Please write out the lines of the data exactly, beginning with the first and ending with the line containing "199.94, 199.942, 199.945]"; leave the pictures behind.

<<<<

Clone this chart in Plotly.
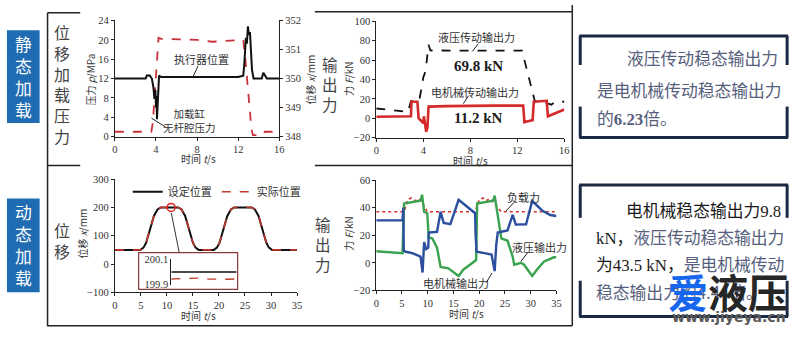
import plotly.graph_objects as go

W, H = 805, 338
def px(x): return x / W
def py(y): return 1 - y / H

# ---------------- data ----------------
# static loading: actuator position (mm, right axis) and cylinder pressure (MPa)
t_pos1 = [0, 3.0, 3.1, 3.4, 3.6, 3.75, 3.85, 3.95, 4.0, 4.05, 4.1, 4.2, 4.3, 4.5, 6, 8, 10, 12, 12.5, 12.6, 12.75, 12.85, 12.95, 13.05, 13.15, 13.25, 13.35, 13.5, 14.3, 14.45, 14.6, 14.8, 16]
pos1 = [350.0, 350.0, 350.1, 350.1, 350.0, 349.7, 349.3, 349.6, 349.0, 349.4, 348.6, 349.3, 350.1, 350.05, 350.05, 350.05, 350.05, 350.05, 350.1, 350.5, 351.4, 351.2, 351.8, 351.5, 351.6, 351.0, 350.3, 350.0, 350.0, 350.2, 350.1, 350.0, 350.0]
t_p1 = [0, 3.55, 3.7, 4.0, 4.25, 4.5, 8, 9.5, 10.5, 12.5, 12.7, 13.0, 13.3, 13.45, 14.4, 14.6, 16]
p1 = [1.0, 1.0, 3, 12, 20.4, 20.2, 20.0, 19.6, 19.7, 20.0, 16, 8, 1.5, 0.3, 0.3, 1.0, 1.0]

# static loading: output forces (kN)
t_hyd2 = [0, 2.7, 2.95, 3.65, 4.0, 4.2, 4.45, 4.6, 8, 12.4, 12.6, 13.0, 13.5, 14.0, 14.9, 15.2, 16]
hyd2 = [10, 6.5, 17.5, 17.5, 42, 49, 76, 70, 69.8, 69.8, 60, 40, 17, 17.5, 14, 17, 17]
t_ele2 = [0, 2.95, 3.0, 3.5, 3.6, 4.0, 4.05, 4.15, 4.25, 4.35, 4.45, 6, 8, 10, 12.5, 12.6, 13.0, 13.3, 13.4, 14.5, 14.6, 15, 16]
ele2 = [1.5, 2, 17, 17, 0, -5, 2, -6, -14, -10, 12, 12.5, 13, 13, 13, -4, -3, -2, 17, 18, 2, 4, 9]

# dynamic loading: set / actual position (mm)
t_pos3 = [0, 4.9, 5.5, 6.0, 7.5, 8.2, 8.8, 12.2, 12.8, 13.5, 15.0, 15.5, 16.1,
          19.0, 19.6, 20.1, 21.6, 22.3, 22.9, 26.3, 26.9, 27.6, 29.1, 29.6, 30.2, 35]
set3 = [50, 50, 58, 75, 170, 193, 200, 200, 193, 170, 75, 58, 50,
        50, 58, 75, 170, 193, 200, 200, 193, 170, 75, 58, 50, 50]
act3 = [50, 50, 58, 75, 170, 193, 200, 200, 193, 170, 75, 58, 50,
        50, 58, 75, 170, 193, 200, 200, 193, 170, 75, 58, 50, 50]
mark_t, mark_x = [10.8], [200]
# inset (zoom around 200 mm)
t_in = [10.6, 11.0, 11.4, 11.8, 12.2, 12.6, 13.0, 13.4]
set_in = [200.0] * 8
act_in = [199.945, 199.948, 199.955, 199.952, 199.944, 199.94, 199.942, 199.945]

# dynamic loading: forces (kN)
t_ele4 = [0, 5.1, 5.25, 5.35, 5.7, 7.0, 8.6, 9.0, 9.3, 9.7, 10.1, 10.2, 11.8, 12.5, 13.1, 14.4, 16.0, 18.2, 19.2, 19.3, 19.5, 21.0, 22.4, 23.0, 23.3, 23.6, 25.5, 26.5, 27.1, 29.1, 30.3, 32.2, 33.8, 35]
ele4 = [30.8, 31, 40, 9, 8, 7, 4.5, -7, 15, 10, 11, 22, 22.5, 37, 29, 28, 45.7, 39, 36, 20, 8, 7, 6, -6, 12.6, 22, 23.5, 34.7, 27.7, 28, 45, 38, 34.7, 34]
t_hyd4 = [0, 5.0, 5.1, 5.4, 7.0, 8.6, 8.9, 9.3, 9.9, 10.2, 10.9, 11.8, 12.5, 14.0, 16.0, 16.9, 18.2, 19.2, 19.4, 19.6, 21.0, 22.7, 23.0, 23.5, 24.3, 25.5, 26.5, 26.8, 28.1, 28.7, 30.3, 31.2, 32.6, 34.5, 35]
hyd4 = [8.4, 7, 7, 43, 44, 45, 49.4, 37, 36, 18.4, 17.7, 11, -3, -4, -9.6, -5, -1.4, 2, 2, 43, 44, 45, 48.7, 36, 17.7, 16, 4.4, -1.4, 0, -1.4, -9.6, -5, 1, 4, 4]
t_load4 = [0, 5.4, 5.8, 6.1, 6.8, 7.5, 8.2, 8.9, 9.9, 19.2, 19.6, 20.0, 20.7, 21.4, 22.0, 22.7, 24.3, 35]
load4 = [37, 37, 41.7, 46, 47, 45, 46.5, 44, 37, 37, 41.5, 45.5, 47, 45, 46.5, 44, 37, 37]

# ---------------- figure ----------------
SERIF = "Liberation Serif, Noto Sans CJK SC"
CJK = "Noto Sans CJK SC, Liberation Serif"
TXT = "#333333"

fig = go.Figure()

# chart 1
fig.add_trace(go.Scatter(x=t_pos1, y=pos1, xaxis="x", yaxis="y2", mode="lines",
                         line=dict(color="#111111", width=2), showlegend=False))
fig.add_trace(go.Scatter(x=t_p1, y=p1, xaxis="x", yaxis="y", mode="lines",
                         line=dict(color="#c8303a", width=1.8, dash="dash"), showlegend=False))
# chart 2
fig.add_trace(go.Scatter(x=t_hyd2, y=hyd2, xaxis="x2", yaxis="y3", mode="lines",
                         line=dict(color="#111111", width=1.8, dash="dash"), showlegend=False))
fig.add_trace(go.Scatter(x=t_ele2, y=ele2, xaxis="x2", yaxis="y3", mode="lines",
                         line=dict(color="#d42a2a", width=2.6), showlegend=False))
# chart 3
fig.add_trace(go.Scatter(x=t_pos3, y=set3, xaxis="x3", yaxis="y4", mode="lines", name="设定位置",
                         line=dict(color="#111111", width=2), showlegend=True))
fig.add_trace(go.Scatter(x=t_pos3, y=act3, xaxis="x3", yaxis="y4", mode="lines", name="实际位置",
                         line=dict(color="#c0392b", width=1.6, dash="dash"), showlegend=True))
fig.add_trace(go.Scatter(x=mark_t, y=mark_x, xaxis="x3", yaxis="y4", mode="markers",
                         marker=dict(symbol="circle-open", size=8, color="#e02020", line=dict(width=1.5)),
                         showlegend=False))
# inset
fig.add_trace(go.Scatter(x=t_in, y=set_in, xaxis="x5", yaxis="y6", mode="lines",
                         line=dict(color="#111111", width=1.6), showlegend=False))
fig.add_trace(go.Scatter(x=t_in, y=act_in, xaxis="x5", yaxis="y6", mode="lines",
                         line=dict(color="#c0392b", width=1.4, dash="dash"), showlegend=False))
# chart 4
fig.add_trace(go.Scatter(x=t_load4, y=load4, xaxis="x4", yaxis="y5", mode="lines",
                         line=dict(color="#d9302c", width=1.6, dash="dot"), showlegend=False))
fig.add_trace(go.Scatter(x=t_hyd4, y=hyd4, xaxis="x4", yaxis="y5", mode="lines",
                         line=dict(color="#3aa350", width=2.4), showlegend=False))
fig.add_trace(go.Scatter(x=t_ele4, y=ele4, xaxis="x4", yaxis="y5", mode="lines",
                         line=dict(color="#2b4f9e", width=2.4), showlegend=False))

def ax(**kw):
    d = dict(showline=True, linecolor="#222", linewidth=1, ticks="outside", ticklen=3,
             tickcolor="#222", showgrid=False, zeroline=False,
             tickfont=dict(family=SERIF, size=10.5, color=TXT))
    d.update(kw)
    return d

layout = dict(
    width=W, height=H, margin=dict(l=0, r=0, t=0, b=0),
    paper_bgcolor="white", plot_bgcolor="rgba(0,0,0,0)",
    xaxis=ax(domain=[px(113), px(279)], anchor="y", range=[0, 16], tickvals=[0, 4, 8, 12, 16]),
    yaxis=ax(domain=[py(136), py(16)], anchor="x", range=[0, 24], tickvals=[0, 4, 8, 12, 16, 20, 24]),
    yaxis2=ax(overlaying="y", side="right", anchor="x", range=[348, 352], tickvals=[348, 349, 350, 351, 352]),
    xaxis2=ax(domain=[px(377), px(567)], anchor="y3", range=[0, 16], tickvals=[0, 4, 8, 12, 16]),
    yaxis3=ax(domain=[py(137), py(17)], anchor="x2", range=[-20, 100], tickvals=[-20, 0, 20, 40, 60, 80, 100]),
    xaxis3=ax(domain=[px(113), px(297)], anchor="y4", range=[0, 35], tickvals=[0, 5, 10, 15, 20, 25, 30, 35]),
    yaxis4=ax(domain=[py(297), py(180)], anchor="x3", range=[-100, 300], tickvals=[-100, 0, 100, 200, 300]),
    xaxis4=ax(domain=[px(377), px(559)], anchor="y5", range=[0, 35], tickvals=[0, 5, 10, 15, 20, 25, 30, 35]),
    yaxis5=ax(domain=[py(295), py(181)], anchor="x4", range=[-20, 60], tickvals=[-20, 0, 20, 40, 60]),
    xaxis5=dict(domain=[px(170), px(236)], anchor="y6", range=[10.6, 13.4], visible=False),
    yaxis6=ax(domain=[py(289), py(263)], anchor="x5", range=[199.9, 200.1], tickvals=[199.9, 200.1],
              ticktext=["199.9", "200.1"], ticks="inside", ticklen=4),
    legend=dict(x=px(126), y=py(178), xanchor="left", yanchor="top", orientation="h",
                font=dict(family=CJK, size=11, color=TXT), bgcolor="rgba(0,0,0,0)"),
)
fig.update_layout(**layout)

shapes = []
def seg(x0, y0, x1, y1, color="#222", width=1.5):
    shapes.append(dict(type="line", xref="paper", yref="paper", x0=px(x0), y0=py(y0),
                       x1=px(x1), y1=py(y1), line=dict(color=color, width=width)))
def rect(x0, y0, x1, y1, fill=None, color=None, width=0):
    shapes.append(dict(type="rect", xref="paper", yref="paper", x0=px(x0), y0=py(y1),
                       x1=px(x1), y1=py(y0), fillcolor=fill or "rgba(0,0,0,0)",
                       line=dict(color=color or "rgba(0,0,0,0)", width=width), layer="below"))

# panel frame lines
seg(45, 8, 45, 332)
seg(45, 8, 78, 8)
seg(45, 166, 78, 166)
seg(315, 166, 575, 166)
seg(315, 7, 575, 7)
seg(575, 0, 575, 331.5)
seg(45, 331.5, 575, 331.5)

# blue category boxes
rect(4, 26, 37, 122, fill="#1f6cb2")
rect(4, 200, 37, 297, fill="#1f6cb2")

# right bracket boxes
NAVY = "#1c2942"
for (top, bot, g1, g2) in [(32, 137, 62, 105), (186, 322, 220, 285)]:
    seg(582, top, 793, top, NAVY, 3)
    seg(582, bot, 793, bot, NAVY, 3)
    for xx in (583, 792):
        seg(xx, top, xx, g1, NAVY, 3)
        seg(xx, g2, xx, bot, NAVY, 3)

# inset box + leader to marker
shapes.append(dict(type="rect", xref="paper", yref="paper", x0=px(137), y0=py(294), x1=px(237), y1=py(256),
                   line=dict(color="#8b3a3a", width=1.2)))
seg(170, 215, 178, 256, "#333", 1)

# leader lines for chart labels
seg(197, 63, 192, 74, "#222", 1)
seg(150, 117, 164, 126, "#222", 1)
seg(480, 40, 474, 48, "#222", 1)
seg(470, 94, 465, 102, "#222", 1)
seg(517, 203, 508, 213, "#222", 1)
seg(530, 256, 523, 265, "#222", 1)
seg(488, 287, 494, 277, "#222", 1)

fig.update_layout(shapes=shapes)

ann = []
def text(x, y, s, size=11, color=TXT, family=CJK, angle=0, xanchor="center", align="center"):
    ann.append(dict(x=px(x), y=py(y), xref="paper", yref="paper", text=s, showarrow=False,
                    xanchor=xanchor, yanchor="middle", textangle=angle, align=align,
                    font=dict(family=family, size=size, color=color)))

def column(x, ytop, ybot, chars, size, color):
    text(x, (ytop + ybot) / 2, "<br>".join(chars), size=size, color=color)

# blue box labels (vertical)
column(21, 42, 107, "静态加载", 16.8, "white")
column(21, 216, 281, "动态加载", 16.8, "white")

# vertical row labels
GRAYL = "#444444"
column(60, 32, 132, "位移加载压力", 16, GRAYL)
column(330, 62, 101, "输出力", 15.5, GRAYL)
column(60, 233, 253, "位移", 16, GRAYL)
column(323, 228, 267, "输出力", 15.5, GRAYL)

# axis titles
text(88, 77, "压力 <i>p</i>/MPa", size=10, angle=-90)
text(197, 159, "时间 <i>t</i>/s", size=10)
text(311, 77, "位移 <i>x</i>/mm", size=10, angle=-90)
text(349, 77, "力 <i>F</i>/kN", size=10, angle=-90)
text(472, 161, "时间 <i>t</i>/s", size=10)
text(80, 236, "位移 <i>x</i>/mm", size=10, angle=-90)
text(197, 321, "时间 <i>t</i>/s", size=10)
text(349, 237, "力 <i>F</i>/kN", size=10, angle=-90)
text(468, 319, "时间 <i>t</i>/s", size=10)

# chart labels
text(200, 56, "执行器位置", size=11)
text(188, 119.5, "加载缸<br>无杆腔压力", size=10.5)
text(478, 33, "液压传动输出力", size=11)
text(480, 63, "<b>69.8 kN</b>", size=15, family=SERIF, color="#1a1a1a")
text(477, 90, "电机械传动输出力", size=11)
text(480, 117, "<b>11.2 kN</b>", size=15, family=SERIF, color="#1a1a1a")
text(526, 198, "负载力", size=11)
text(542, 250, "液压输出力", size=11)
text(458, 287, "电机械输出力", size=11)

# right explanatory boxes
GB = "#56607c"
BK = "#1a1a1a"
MIX = "Noto Sans CJK SC, Liberation Serif"
text(628, 55, "液压传动稳态输出力", size=16.8, color=GB, family=MIX, xanchor="left")
text(598, 88, "是电机械传动稳态输出力", size=16.8, color=GB, family=MIX, xanchor="left")
text(598, 117, "的<b><span style='font-family:Liberation Serif'>6.23</span></b>倍。", size=16.8, color=GB, family=MIX, xanchor="left")
text(627, 212, "电机械稳态输出力<span style='font-family:Liberation Serif'>9.8</span>", size=16.8, color=BK, family=MIX, xanchor="left")
text(597, 240, "<span style='font-family:Liberation Serif'>kN</span>，<span style='color:%s'>液压传动稳态输出力</span>" % GB,
     size=16.8, color=BK, family=MIX, xanchor="left")
text(597, 268, "为<span style='font-family:Liberation Serif'>43.5 kN</span>，<span style='color:%s'>是电机械传动</span>" % GB,
     size=16.8, color=BK, family=MIX, xanchor="left")
text(597, 297, "稳态输出力的4.44倍。", size=16.8, color=GB, family=MIX, xanchor="left")

# watermark
text(732, 296, "<b><span style='color:#1766ee'>爱</span>液压</b>", size=40, color="#262626", family=CJK)
text(733, 322, "<b>www.jiyeya.cn</b>", size=14, color="#5a5a5a", family="DejaVu Sans")

fig.update_layout(annotations=ann)
fig.write_html("out.html")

>>>>

EXPECTED OUTPUT:
Clone this chart in Plotly.
import plotly.graph_objects as go

W, H = 805, 338
def px(x): return x / W
def py(y): return 1 - y / H

# ---------------- data ----------------
# static loading: actuator position (mm, right axis) and cylinder pressure (MPa)
t_pos1 = [0, 3.0, 3.1, 3.4, 3.6, 3.75, 3.85, 3.95, 4.0, 4.05, 4.1, 4.2, 4.3, 4.5, 6, 8, 10, 12, 12.5, 12.6, 12.75, 12.85, 12.95, 13.05, 13.15, 13.25, 13.35, 13.5, 14.3, 14.45, 14.6, 14.8, 16]
pos1 = [350.0, 350.0, 350.1, 350.1, 350.0, 349.7, 349.3, 349.6, 349.0, 349.4, 348.6, 349.3, 350.1, 350.05, 350.05, 350.05, 350.05, 350.05, 350.1, 350.5, 351.4, 351.2, 351.8, 351.5, 351.6, 351.0, 350.3, 350.0, 350.0, 350.2, 350.1, 350.0, 350.0]
t_p1 = [0, 3.55, 3.7, 4.0, 4.25, 4.5, 8, 9.5, 10.5, 12.5, 12.7, 13.0, 13.3, 13.45, 14.4, 14.6, 16]
p1 = [1.0, 1.0, 3, 12, 20.4, 20.2, 20.0, 19.6, 19.7, 20.0, 16, 8, 1.5, 0.3, 0.3, 1.0, 1.0]

# static loading: output forces (kN)
t_hyd2 = [0, 2.7, 2.95, 3.65, 4.0, 4.2, 4.45, 4.6, 8, 12.4, 12.6, 13.0, 13.5, 14.0, 14.9, 15.2, 16]
hyd2 = [10, 6.5, 17.5, 17.5, 42, 49, 76, 70, 69.8, 69.8, 60, 40, 17, 17.5, 14, 17, 17]
t_ele2 = [0, 2.95, 3.0, 3.5, 3.6, 4.0, 4.05, 4.15, 4.25, 4.35, 4.45, 6, 8, 10, 12.5, 12.6, 13.0, 13.3, 13.4, 14.5, 14.6, 15, 16]
ele2 = [1.5, 2, 17, 17, 0, -5, 2, -6, -14, -10, 12, 12.5, 13, 13, 13, -4, -3, -2, 17, 18, 2, 4, 9]

# dynamic loading: set / actual position (mm)
t_pos3 = [0, 4.9, 5.5, 6.0, 7.5, 8.2, 8.8, 12.2, 12.8, 13.5, 15.0, 15.5, 16.1,
          19.0, 19.6, 20.1, 21.6, 22.3, 22.9, 26.3, 26.9, 27.6, 29.1, 29.6, 30.2, 35]
set3 = [50, 50, 58, 75, 170, 193, 200, 200, 193, 170, 75, 58, 50,
        50, 58, 75, 170, 193, 200, 200, 193, 170, 75, 58, 50, 50]
act3 = [50, 50, 58, 75, 170, 193, 200, 200, 193, 170, 75, 58, 50,
        50, 58, 75, 170, 193, 200, 200, 193, 170, 75, 58, 50, 50]
mark_t, mark_x = [10.8], [200]
# inset (zoom around 200 mm)
t_in = [10.6, 11.0, 11.4, 11.8, 12.2, 12.6, 13.0, 13.4]
set_in = [200.0] * 8
act_in = [199.945, 199.948, 199.955, 199.952, 199.944, 199.94, 199.942, 199.945]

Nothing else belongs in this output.